Uma das características de um processo de alocação bem montado é que ele nunca se encerra e demanda ajustes constantes. Aqui entramos na teoria de ciclo de vida para investimentos e na integração da construção de portfólio com o planejamento financeiro de cada indivíduo ou família.

Ao longo de nossa vida, nossos objetivos mudam (ex: mais acumulação de patrimônio no início, mais preservação em outros períodos), nossa situação de vida muda (constituição familiar, remuneração, patrimônio, etc.), e tais mudanças podem demandar ajustes em nossos investimentos para que atendam aos diferentes momentos do nosso ciclo de vida. Existe todo um campo que foi desenvolvido em finanças e que aborda esse tema chamado “Theory of Lyfe-Cycle Saving and Investing”.
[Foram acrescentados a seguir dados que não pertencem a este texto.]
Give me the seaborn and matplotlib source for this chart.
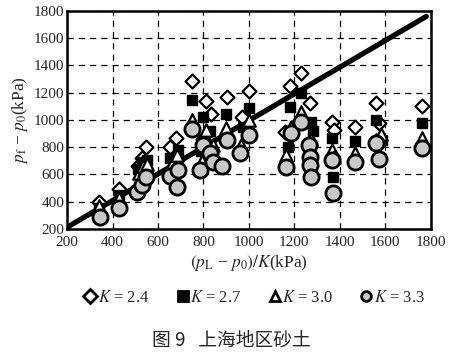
import pandas as pd
import seaborn as sns
import matplotlib.pyplot as plt
from matplotlib.lines import Line2D

sns.set_style('white')
plt.rcParams['font.family'] = ['Liberation Serif', 'DejaVu Serif']
plt.rcParams['mathtext.fontset'] = 'stix'

# K = 2.4 (open diamonds)
K24_X = [340, 428, 512, 530, 548, 652, 680, 750, 800, 810, 835, 905, 970, 1000,
         1160, 1180, 1230, 1270, 1365, 1375, 1465, 1560, 1570, 1760]
K24_Y = [400, 495, 665, 720, 805, 800, 870, 1285, 860, 1140, 1045, 1170, 1020, 1215,
         910, 1250, 1345, 1125, 985, 930, 950, 1125, 980, 1100]
# K = 2.7 (filled squares)
K27_X = [340, 428, 510, 530, 552, 655, 690, 750, 790, 800, 830, 900, 975, 1000,
         1170, 1180, 1230, 1275, 1280, 1365, 1370, 1465, 1560, 1585, 1760]
K27_Y = [355, 450, 640, 690, 705, 720, 780, 1150, 770, 1020, 920, 1045, 950, 1090,
         800, 1095, 1200, 985, 920, 870, 580, 845, 1000, 855, 980]
# K = 3.0 (open triangles)
K30_X = [340, 428, 515, 535, 550, 660, 685, 750, 795, 810, 840, 900, 965, 1000,
         1165, 1185, 1230, 1275, 1365, 1375, 1465, 1560, 1580, 1760]
K30_Y = [370, 430, 610, 660, 680, 680, 740, 1000, 700, 930, 820, 940, 820, 1000,
         740, 950, 1060, 860, 780, 730, 760, 850, 900, 870]
# K = 3.3 (grey circles)
K33_X = [345, 430, 508, 530, 548, 655, 685, 690, 750, 785, 800, 830, 840, 880, 905,
         960, 1000, 1165, 1185, 1230, 1265, 1268, 1270, 1275, 1365, 1370, 1465,
         1560, 1570, 1760]
K33_Y = [285, 355, 475, 520, 585, 590, 510, 630, 935, 630, 820, 760, 690, 660, 850,
         755, 890, 655, 905, 985, 815, 730, 670, 585, 705, 465, 695,
         830, 710, 795]

# fitted line
LINE_X = [210, 1780]
LINE_Y = [222, 1760]

LABELS = ['$K$ = 2.4', '$K$ = 2.7', '$K$ = 3.0', '$K$ = 3.3']


def main():
    fig = plt.figure(figsize=(4.53, 3.55), dpi=100)
    ax = fig.add_axes([0.148, 0.355, 0.803, 0.614])

    ax.grid(True, color='black', linestyle=(0, (5, 4)), linewidth=0.9)
    ax.set_axisbelow(True)

    sns.lineplot(x=LINE_X, y=LINE_Y, ax=ax, color='black', linewidth=3.8, zorder=2)

    styles = [
        (K24_X, K24_Y, dict(marker='D', s=50, facecolor='white', edgecolor='black', linewidth=1.6)),
        (K27_X, K27_Y, dict(marker='s', s=60, facecolor='black', edgecolor='black', linewidth=1)),
        (K30_X, K30_Y, dict(marker='^', s=80, facecolor='white', edgecolor='black', linewidth=1.6)),
        (K33_X, K33_Y, dict(marker='o', s=120, facecolor='#c8c8c8', edgecolor='black', linewidth=2)),
    ]
    handles = []
    for (xs, ys, kw), lab in zip(styles, LABELS):
        df = pd.DataFrame({'x': xs, 'y': ys})
        sns.scatterplot(data=df, x='x', y='y', ax=ax, zorder=3, **kw)
        handles.append(Line2D([], [], linestyle='none', marker=kw['marker'],
                              markersize=7, markerfacecolor=kw['facecolor'],
                              markeredgecolor='black', markeredgewidth=2, label=lab))

    ax.set_xlim(200, 1800)
    ax.set_ylim(200, 1800)
    ax.set_xticks(range(200, 1801, 200))
    ax.set_yticks(range(200, 1801, 200))
    ax.tick_params(axis='x', length=0, labelsize=11, pad=5)
    ax.tick_params(axis='y', length=0, labelsize=11, pad=2)
    for sp in ax.spines.values():
        sp.set_color('black')
        sp.set_linewidth(1.8)

    ax.set_xlabel(r'$(p_{\mathrm{L}}$ − $p_0)/K$(kPa)', fontsize=12.5, labelpad=3)
    ax.set_ylabel(r'$p_{\mathrm{f}}$ − $p_0$(kPa)', fontsize=12.5, labelpad=3)

    fig.legend(handles=handles, loc='center', bbox_to_anchor=(0.561, 0.16), ncol=4,
               frameon=False, fontsize=12, handletextpad=0.05, columnspacing=1.6,
               handlelength=0.8)

    fig.text(0.51, 0.042, '图 9   上海地区砂土', ha='center', va='center', fontsize=13.5,
             family=['Noto Sans CJK SC', 'DejaVu Sans'])

    fig.savefig('out.png', dpi=100)
    plt.close(fig)


if __name__ == '__main__':
    main()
O processo de alocação e o portfólio de cada investidor são tão mais eficientes quanto mais levarem em conta as condições específicas de cada um. Por esse motivo, o portfólio ótimo, ou seja, o mais eficiente, muda ao longo do tempo. Isso reforça a necessidade do conhecimento profundo de cada investidor e o papel essencial de um bom assessor/consultor financeiro.

Resumindo

Um processo de Asset Allocation bem feito torna-se uma ferramenta essencial para ajudar a atingir os objetivos específicos de cada investidor. Ele age de forma sistematizar nossa decisão de investimento, minimizar nossa exposição à nossos vieses comportamentais e garantir que estejamos sempre na melhor relação risco x retorno esperados.

Apesar de suas bases teóricas terem sido estabelecidas na década de 50, o processo continua em constante aperfeiçoamento e evolução. Os modelos quantitativos e de inteligência artificial vem a se somar ao ferramental que utilizamos, mas o processo mantém uma parcela de “arte” especialmente no entendimento correto da aversão ao risco de cada investidor e seu comportamento diante de oscilações de mercado.

É essencial contemplar sua integração correta ao planejamento financeiro, sendo o assessor uma peça fundamental nesse processo. Levar em conta as condições específicas e momento de vida de cada investidor garante que possamos criar portfólios consistentes que assegurem a maior probabilidade de atingir nossos objetivos.